Exercise instructions:
Skipping all pictures, set down the lines of the listing from the first through the one with "4.9, 4.4, 3.9, 3.43, 2.99, 2.57]".

Data segment:
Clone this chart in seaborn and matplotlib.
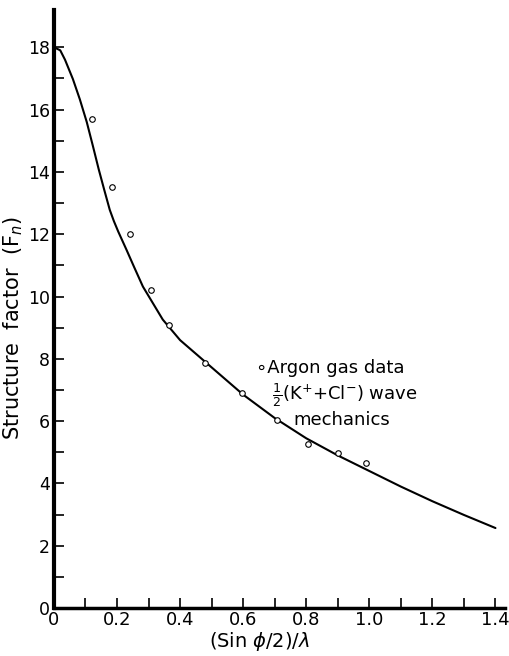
import numpy as np
import pandas as pd
import seaborn as sns
import matplotlib.pyplot as plt

sns.set_style("ticks")
plt.rcParams['font.family'] = ['DejaVu Sans']
plt.rcParams['text.color'] = 'black'
plt.rcParams['axes.labelcolor'] = 'black'

# Argon gas data
argon_x = [0.12, 0.184, 0.24, 0.307, 0.364, 0.478, 0.595, 0.706, 0.804, 0.90, 0.99]
argon_y = [15.7, 13.5, 12.0, 10.2, 9.1, 7.88, 6.9, 6.04, 5.27, 4.98, 4.66]

# 1/2 (K+ + Cl-) wave mechanics curve
curve_x = [0, 0.02, 0.035, 0.06, 0.082, 0.104, 0.123, 0.142, 0.159, 0.177, 0.19,
           0.204, 0.23, 0.254, 0.282, 0.345, 0.40, 0.44, 0.52, 0.60, 0.70, 0.80,
           0.90, 1.00, 1.10, 1.20, 1.30, 1.40]
curve_y = [18.0, 17.9, 17.6, 16.98, 16.33, 15.6, 14.85, 14.08, 13.44, 12.78, 12.42,
           12.08, 11.5, 10.95, 10.32, 9.26, 8.6, 8.25, 7.55, 6.85, 6.1, 5.45,
           4.9, 4.4, 3.9, 3.43, 2.99, 2.57]

curve = pd.DataFrame({"s": curve_x, "F": curve_y})
argon = pd.DataFrame({"s": argon_x, "F": argon_y})

fig = plt.figure(figsize=(5.09, 6.56), dpi=100)
ax = fig.add_axes([0.106, 0.073, 0.886, 0.912])

sns.lineplot(data=curve, x="s", y="F", ax=ax, color="black", lw=1.5, sort=False)
sns.scatterplot(data=argon, x="s", y="F", ax=ax, marker="o", s=16,
                facecolor="white", edgecolor="black", linewidth=0.8, zorder=3)

ax.set_xlim(0, 1.43)
ax.set_ylim(0, 19.2)
ax.set_xticks(np.arange(0, 1.41, 0.2))
ax.set_xticklabels(["0", "0.2", "0.4", "0.6", "0.8", "1.0", "1.2", "1.4"])
ax.set_xticks(np.arange(0.1, 1.41, 0.2), minor=True)
ax.set_yticks(np.arange(0, 19, 2))
ax.set_yticks(np.arange(1, 19, 2), minor=True)
ax.tick_params(axis="both", which="both", direction="in", width=1.2,
               labelsize=13, colors="black")
ax.tick_params(axis="y", labelsize=12.5)
ax.tick_params(which="major", length=7)
ax.tick_params(which="minor", length=7)
ax.tick_params(axis="x", pad=2)
ax.tick_params(axis="y", pad=3)

for side in ["top", "right"]:
    ax.spines[side].set_visible(False)
ax.spines["left"].set_linewidth(3)
ax.spines["bottom"].set_linewidth(2.5)
ax.spines["left"].set_color("black")
ax.spines["bottom"].set_color("black")

ax.set_xlabel(r"(Sin $\phi$/2)/$\lambda$", fontsize=14)
ax.xaxis.set_label_coords(0.455, -0.037)
ax.set_ylabel(r"Structure  factor  (F$_n$)", fontsize=15)
ax.yaxis.set_label_coords(-0.064, 0.468)

ax.text(0.64, 7.72, "\u2218Argon gas data", fontsize=13, va="center", ha="left")
ax.text(0.69, 6.85, r"$\frac{1}{2}$(K$^{+}$+Cl$^{-}$) wave", fontsize=13,
        va="center", ha="left")
ax.text(0.76, 6.05, "mechanics", fontsize=13, va="center", ha="left")

fig.savefig("out.png", dpi=100)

Task response:
Clone this chart in seaborn and matplotlib.
import numpy as np
import pandas as pd
import seaborn as sns
import matplotlib.pyplot as plt

sns.set_style("ticks")
plt.rcParams['font.family'] = ['DejaVu Sans']
plt.rcParams['text.color'] = 'black'
plt.rcParams['axes.labelcolor'] = 'black'

# Argon gas data
argon_x = [0.12, 0.184, 0.24, 0.307, 0.364, 0.478, 0.595, 0.706, 0.804, 0.90, 0.99]
argon_y = [15.7, 13.5, 12.0, 10.2, 9.1, 7.88, 6.9, 6.04, 5.27, 4.98, 4.66]

# 1/2 (K+ + Cl-) wave mechanics curve
curve_x = [0, 0.02, 0.035, 0.06, 0.082, 0.104, 0.123, 0.142, 0.159, 0.177, 0.19,
           0.204, 0.23, 0.254, 0.282, 0.345, 0.40, 0.44, 0.52, 0.60, 0.70, 0.80,
           0.90, 1.00, 1.10, 1.20, 1.30, 1.40]
curve_y = [18.0, 17.9, 17.6, 16.98, 16.33, 15.6, 14.85, 14.08, 13.44, 12.78, 12.42,
           12.08, 11.5, 10.95, 10.32, 9.26, 8.6, 8.25, 7.55, 6.85, 6.1, 5.45,
           4.9, 4.4, 3.9, 3.43, 2.99, 2.57]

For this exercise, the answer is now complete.